Creep-ratcheting effect and lifetime prediction of advanced 9-12% Cr ferritic steel at 600 ℃

Abstract

The creep-ratcheting behavior of advanced 9–12 % Cr ferritic steel at 600 °C under peak holding time of 0 min, 2 min, 5 min, 10 min, 20 min and 30 min were investigated and a creep-ratcheting constitutive model was developed. Results present that the anelastic strain during the whole creep-fatigue life for various holding time approximately keep constant. However, it decreases rapidly during the last several cycles. Moreover, the primary creep regeneration (PCR) behavior during repeated loading and unloading process was observed. It keeps almost the same with increasing number of cycles and changes slightly for different peak holding time under the same stress amplitude and stress ratio.
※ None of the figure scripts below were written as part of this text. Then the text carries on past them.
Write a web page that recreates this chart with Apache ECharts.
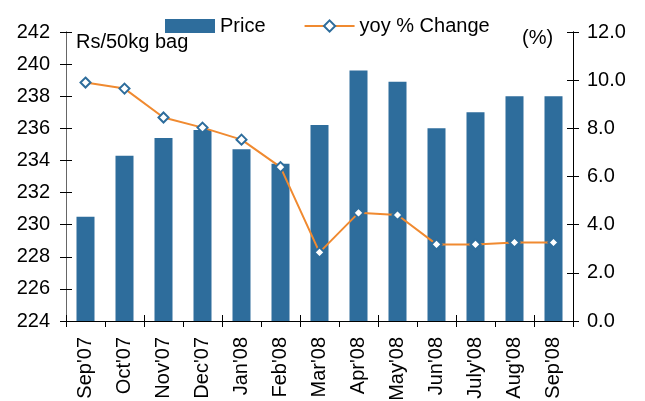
<!DOCTYPE html>
<html><head><meta charset="utf-8">
<script src="https://cdn.jsdelivr.net/npm/echarts@6/dist/echarts.min.js"></script>
<style>html,body{margin:0;padding:0;background:#fff}#c{width:645px;height:401px}</style>
</head><body><div id="c"></div>
<script>
var categories = ["Sep'07","Oct'07","Nov'07","Dec'07","Jan'08","Feb'08","Mar'08","Apr'08","May'08","Jun'08","July'08","Aug'08","Sep'08"];
var price = [230.5,234.3,235.4,235.9,234.7,233.8,236.2,239.6,238.9,236.0,237.0,238.0,238.0];
var yoyChange = [9.9,9.65,8.45,8.03,7.53,6.39,2.85,4.49,4.4,3.18,3.18,3.26,3.26];
var leftTicks = {min:224,max:242,interval:2};
var rightTicks = {min:0,max:12,interval:2};

var FONT = "'Liberation Sans', Arial, sans-serif";
var FS = 20;
var chart = echarts.init(document.getElementById('c'), null, {renderer:'canvas'});
var grid = {left:66,right:72,top:32,bottom:80,outerBoundsMode:'none',containLabel:false};
function yAx(pos, t, inside, labels, fmt, margin, lineColor){
  return {type:'value',position:pos,min:t.min,max:t.max,interval:t.interval,
    axisLine:{show:true,lineStyle:{color:lineColor,width:1}},
    axisTick:{show:true,inside:inside,length:6,lineStyle:{color:'#000'}},
    axisLabel:{show:labels,margin:margin,color:'#000',fontSize:FS,fontFamily:FONT,formatter:fmt},
    splitLine:{show:false}};
}
chart.setOption({
  animation:false,
  grid:grid,
  legend:{left:160,top:11,itemWidth:50,itemHeight:14,itemGap:38,
    textStyle:{fontSize:FS,fontFamily:FONT,color:'#000'},
    data:[{name:'Price',icon:'rect'},{name:'yoy % Change'}]},
  xAxis:[
    {type:'category',data:categories,position:'bottom',
      axisLine:{lineStyle:{color:'#000'}},
      axisTick:{show:true,length:6,lineStyle:{color:'#000'}},
      axisLabel:{rotate:90,margin:16,color:'#000',fontSize:FS,fontFamily:FONT,interval:0}},
    {type:'category',data:categories,position:'bottom',gridIndex:0,
      axisLine:{show:false},
      axisTick:{show:true,inside:true,length:6,lineStyle:{color:'#000'}},
      axisLabel:{show:false}}
  ],
  yAxis:[
    yAx('left',leftTicks,false,true,function(v){return v;},16,'#666'),
    yAx('right',rightTicks,false,true,function(v){return v.toFixed(1);},14,'#000'),
    yAx('left',leftTicks,true,false,null,8,'#666'),
    yAx('right',rightTicks,true,false,null,8,'#000')
  ],
  series:[
    {name:'Price',type:'bar',data:price,barWidth:18,itemStyle:{color:'#2e6d9c'},xAxisIndex:0,yAxisIndex:0},
    {name:'yoy % Change',type:'line',data:yoyChange,xAxisIndex:0,yAxisIndex:1,
      symbol:'diamond',symbolSize:10,
      lineStyle:{color:'#f08a30',width:2},
      itemStyle:{color:'#fff',borderColor:'#2e6d9c',borderWidth:2},
      z:5}
  ],
  graphic:[
    {type:'text',left:76,top:32,style:{text:'Rs/50kg bag',fontSize:FS,fontFamily:FONT,fill:'#000'}},
    {type:'text',left:522,top:28,style:{text:'(%)',fontSize:FS,fontFamily:FONT,fill:'#000'}}
  ]
});
</script></body></html>
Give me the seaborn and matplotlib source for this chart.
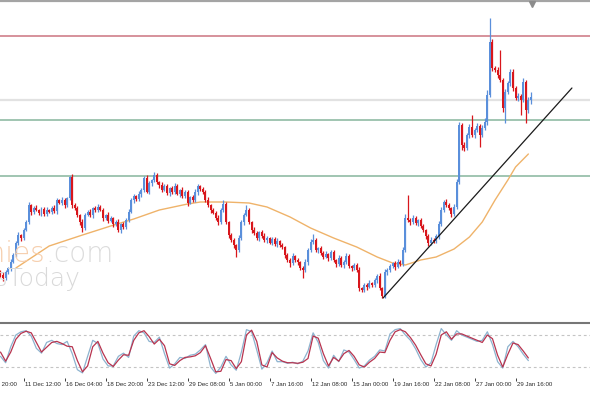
import matplotlib
matplotlib.use("Agg")
import numpy as np
import pandas as pd
import seaborn as sns
import matplotlib.pyplot as plt
from matplotlib.lines import Line2D
from matplotlib import transforms
from matplotlib import font_manager as fm

# ---------------- data (price units, H4 bars) ----------------
first_open = 58
close = [55, 52, 58, 62, 68, 75, 87, 95, 92, 100,
         108, 125, 118, 122, 120, 117, 121, 116, 120, 118,
         122, 119, 130, 127, 130, 125, 132, 153, 125, 122,
         115, 108, 102, 115, 118, 115, 122, 120, 123, 120,
         112, 115, 109, 112, 106, 108, 100, 106, 103, 110,
         118, 130, 134, 131, 136, 140, 152, 138, 147, 150,
         155, 148, 145, 140, 144, 137, 142, 138, 144, 136,
         140, 134, 138, 127, 133, 130, 138, 144, 141, 138,
         130, 125, 120, 117, 112, 108, 120, 126, 108, 95,
         90, 85, 80, 92, 108, 115, 120, 108, 100, 97,
         92, 98, 94, 90, 92, 87, 91, 86, 89, 85,
         83, 75, 70, 67, 74, 70, 68, 62, 60, 68,
         80, 88, 90, 80, 82, 77, 73, 76, 72, 78,
         70, 66, 72, 65, 68, 74, 64, 62, 65, 60,
         42, 40, 45, 43, 47, 45, 50, 54, 42, 34,
         58, 60, 64, 67, 63, 68, 66, 80, 112, 110,
         108, 112, 107, 110, 104, 100, 94, 87, 90, 89,
         94, 106, 120, 128, 125, 122, 116, 123, 148, 205,
         185, 182, 195, 203, 195, 200, 204, 195, 202, 208,
         235, 288, 262, 260, 255, 250, 222, 238, 247, 258,
         242, 232, 234, 230, 248, 220, 230, 233]
wick_up = [2, 3, 2, 1, 3, 2, 2, 3, 1, 2,
           2, 3, 1, 2, 3, 1, 2, 2, 3, 1,
           2, 3, 2, 1, 3, 2, 1, 1, 3, 2,
           2, 1, 3, 2, 2, 3, 1, 2, 3, 2,
           2, 1, 3, 2, 1, 2, 3, 1, 2, 2,
           3, 2, 2, 1, 3, 2, 2, 3, 2, 1,
           3, 2, 1, 3, 2, 2, 1, 2, 3, 2,
           1, 3, 2, 2, 1, 2, 3, 2, 1, 2,
           2, 3, 1, 2, 2, 3, 2, 4, 2, 1,
           2, 2, 1, 3, 2, 2, 5, 2, 1, 3,
           2, 1, 2, 3, 2, 1, 2, 2, 3, 1,
           2, 1, 2, 2, 3, 1, 2, 1, 2, 3,
           2, 3, 6, 2, 1, 2, 2, 3, 1, 2,
           2, 1, 3, 2, 2, 3, 2, 1, 2, 2,
           3, 1, 2, 2, 3, 1, 2, 2, 3, 1,
           3, 2, 2, 1, 2, 3, 2, 3, 4, 23,
           2, 3, 2, 1, 2, 2, 1, 2, 3, 2,
           2, 3, 3, 2, 3, 2, 1, 3, 3, 3,
           2, 3, 2, 3, 12, 2, 3, 2, 3, 4,
           5, 24, 3, 2, 3, 25, 2, 3, 2, 3,
           3, 2, 3, 2, 4, 2, 3, 5]
wick_dn = [2, 3, 2, 2, 3, 1, 2, 2, 3, 2,
           1, 2, 3, 2, 1, 2, 3, 2, 2, 1,
           2, 2, 3, 1, 2, 3, 2, 2, 3, 2,
           2, 3, 4, 2, 1, 2, 3, 2, 2, 1,
           3, 2, 2, 1, 3, 2, 2, 3, 2, 2,
           2, 1, 3, 2, 2, 3, 2, 1, 2, 3,
           2, 2, 3, 2, 1, 2, 3, 2, 2, 1,
           3, 2, 2, 3, 1, 2, 2, 3, 2, 2,
           2, 2, 3, 1, 2, 3, 2, 2, 2, 3,
           2, 3, 7, 2, 2, 3, 1, 2, 3, 2,
           2, 3, 2, 2, 3, 1, 2, 2, 3, 2,
           2, 3, 2, 4, 2, 2, 3, 2, 8, 2,
           3, 2, 2, 2, 3, 2, 2, 1, 3, 2,
           2, 3, 2, 2, 3, 2, 2, 3, 2, 2,
           3, 2, 2, 3, 1, 2, 2, 3, 2, 2,
           2, 3, 2, 2, 3, 1, 2, 2, 2, 2,
           3, 2, 2, 3, 2, 2, 3, 3, 2, 2,
           2, 3, 2, 2, 2, 2, 3, 2, 2, 2,
           5, 3, 2, 3, 2, 3, 2, 12, 2, 2,
           3, 2, 3, 2, 3, 2, 4, 15, 2, 3,
           3, 2, 3, 15, 2, 13, 3, 4]

# moving average (bar index, value)
ma_bar = [6, 19, 32, 43, 52, 62, 73, 78, 88, 97, 104, 113, 121, 130, 139,
          147, 153, 158, 164, 170, 177, 183, 188, 193, 198, 201, 206]
ma_val = [62, 84, 95, 104, 111, 120, 126, 128, 128, 127, 123, 113, 102, 92, 83,
          73, 67, 65, 70, 73, 81, 93, 108, 130, 150, 163, 176]

# stochastic oscillator, every second bar
stoch_k = [40, 28, 58, 80, 86, 88, 78, 55, 46, 66, 70, 64, 62, 68, 45, 15, 9, 40, 70, 64,
           35, 22, 22, 40, 46, 38, 78, 88, 84, 68, 66, 76, 45, 18, 26, 38, 36, 42, 44, 52,
           62, 20, 8, 20, 40, 24, 14, 48, 90, 86, 52, 16, 28, 50, 30, 30, 27, 29, 26, 31,
           50, 84, 66, 32, 18, 42, 30, 52, 48, 34, 18, 22, 33, 40, 52, 50, 82, 90, 92, 80,
           70, 54, 34, 20, 28, 62, 92, 80, 70, 88, 80, 76, 72, 68, 70, 86, 62, 30, 18, 58,
           68, 58, 44, 32]
stoch_d = [48, 31, 48, 72, 83, 87, 84, 66, 48, 57, 66, 68, 64, 59, 58, 32, 11, 22, 58, 68,
           46, 28, 21, 33, 43, 42, 70, 84, 88, 77, 63, 72, 60, 26, 23, 32, 38, 39, 41, 47,
           60, 36, 11, 12, 34, 32, 17, 30, 80, 89, 68, 24, 20, 47, 37, 31, 28, 28, 27, 29,
           36, 78, 74, 45, 22, 38, 31, 45, 51, 40, 24, 20, 29, 36, 48, 47, 70, 86, 90, 86,
           75, 61, 43, 26, 22, 44, 80, 86, 72, 82, 82, 78, 74, 70, 66, 80, 73, 42, 20, 44,
           65, 62, 50, 37]
stoch_levels = [80, 20]

# horizontal levels and trend line
level_red = 294
level_grey = 230
level_green = [210, 154]
trend_bars = [149.3, 223.0]
trend_vals = [32, 242]

tick_labels = ["8 Dec 20:00", "11 Dec 12:00", "16 Dec 04:00", "18 Dec 20:00",
               "23 Dec 12:00", "29 Dec 08:00", "5 Jan 00:00", "7 Jan 16:00",
               "12 Jan 08:00", "15 Jan 00:00", "19 Jan 16:00", "22 Jan 08:00",
               "27 Jan 00:00", "29 Jan 16:00"]
tick_bars = [-7, 9, 25, 41, 57, 73, 89, 105, 121, 137, 153, 169, 185, 201]

# ---------------- styling ----------------
sns.set_theme(style="white")
names = {f.name for f in fm.fontManager.ttflist}
lab_font = "Liberation Sans Narrow" if "Liberation Sans Narrow" in names else "Liberation Sans"
plt.rcParams["font.family"] = ["DejaVu Sans"]

BULL = "#5a8fdb"
BEAR = "#d8161c"

W, H = 590, 393
fig = plt.figure(figsize=(W / 100, H / 100), dpi=100)
fig.patch.set_facecolor("white")

XL = (-0.195, 230.05)

ax = fig.add_axes([0, 71 / H, 1, 319 / H])

df = pd.DataFrame({"close": close})
df["open"] = [first_open] + close[:-1]
df["high"] = np.maximum(df["open"], df["close"]) + np.array(wick_up)
df["low"] = np.minimum(df["open"], df["close"]) - np.array(wick_dn)
df["bar"] = np.arange(len(df))
bull = df["close"] >= df["open"]
colors = np.where(bull, BULL, BEAR)

# watermark
fig.text(45 / W, 1 - 262 / H, "economies", ha="right", va="baseline",
         fontsize=20, color="#f6cfae", fontweight="light", zorder=0)
fig.text(45 / W, 1 - 262 / H, ".com", ha="left", va="baseline",
         fontsize=20, color="#dcdcdc", fontweight="light", zorder=0)
fig.text(80 / W, 1 - 286 / H, "NewsToday", ha="right", va="baseline",
         fontsize=18, color="#d9d9d9", fontweight="light", zorder=0)

# horizontal levels
ax.axhline(level_red, color="#cf7f8a", lw=1.2, zorder=1)
ax.axhline(level_grey, color="#e2e2e2", lw=1.6, zorder=1)
for lv in level_green:
    ax.axhline(lv, color="#86b59d", lw=1.1, zorder=1)

# candles
ax.vlines(df["bar"], df["low"], df["high"], colors=colors, lw=0.9, zorder=3)
body_h = np.maximum((df["close"] - df["open"]).abs(), 0.9)
ax.bar(df["bar"], body_h, bottom=np.minimum(df["open"], df["close"]),
       width=0.78, color=colors, linewidth=0, zorder=4)

# moving average
sns.lineplot(x=ma_bar, y=ma_val, ax=ax, color="#efb36a", lw=1.0, zorder=2)
# trend line
sns.lineplot(x=trend_bars, y=trend_vals, ax=ax, color="#1a1a1a", lw=0.9, zorder=5)
ax.set_xlim(*XL)
ax.set_ylim(8, 327)
ax.axis("off")

# ---------------- stochastic panel ----------------
ax2 = fig.add_axes([0, 15.3 / H, 1, 53.4 / H])
sb = np.arange(0, 2 * len(stoch_d), 2)
for lv in stoch_levels:
    ax2.axhline(lv, color="#c4c4c4", lw=0.8, ls=(0, (2.5, 2.5)))
sns.lineplot(x=sb, y=stoch_k, ax=ax2, color="#8db3cf", lw=0.9)
sns.lineplot(x=sb, y=stoch_d, ax=ax2, color="#b8344f", lw=0.9)
ax2.set_xlim(*XL)
ax2.set_ylim(0, 100)
for s in ax2.spines.values():
    s.set_visible(False)
ax2.set_yticks([])
ax2.set_xticks([b for b in tick_bars if XL[0] <= b <= XL[1]])
ax2.set_xticklabels([])
ax2.tick_params(axis="x", direction="out", length=2.4, width=0.7,
                color="#404040", bottom=True, pad=0)
ax2.set_xlabel("")
ax2.set_ylabel("")

trans = transforms.blended_transform_factory(ax2.transData, fig.transFigure)
offs = transforms.ScaledTranslation(1.5 / 100, 0, fig.dpi_scale_trans)
for b, lab in zip(tick_bars, tick_labels):
    ax2.text(b, 1 - 384 / H, lab, transform=trans + offs, ha="left", va="center",
             fontsize=4.4, color="#2a2a2a", family=lab_font, clip_on=False)

# chart frame lines
fig.add_artist(Line2D([0, 1], [1 - 1.3 / H] * 2, transform=fig.transFigure,
                      color="#a4a4a4", lw=1.6))
fig.add_artist(Line2D([0, 1], [1 - 323 / H] * 2, transform=fig.transFigure,
                      color="#767676", lw=1.5))
fig.add_artist(Line2D([532 / W], [1 - 4 / H], transform=fig.transFigure,
                      marker="v", markersize=4, color="#8c8c8c", lw=0))

fig.savefig("out.png", dpi=100, facecolor="white")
Additionally, a modified plasticity-creep superposition model was established considering the combination effects of creep damage, ratcheting evolution, anelastic recovery and PCR. The comparison between tested and predicted data shows that the proposed model has high accuracy for the prediction of both creep-ratcheting strain and creep-fatigue lifetime. It is of interest that the proposed model can also well simulate the evolution of stress–strain during the whole lifetime, especially for the reproduction of anelastic creep recovery and PCR along the load history.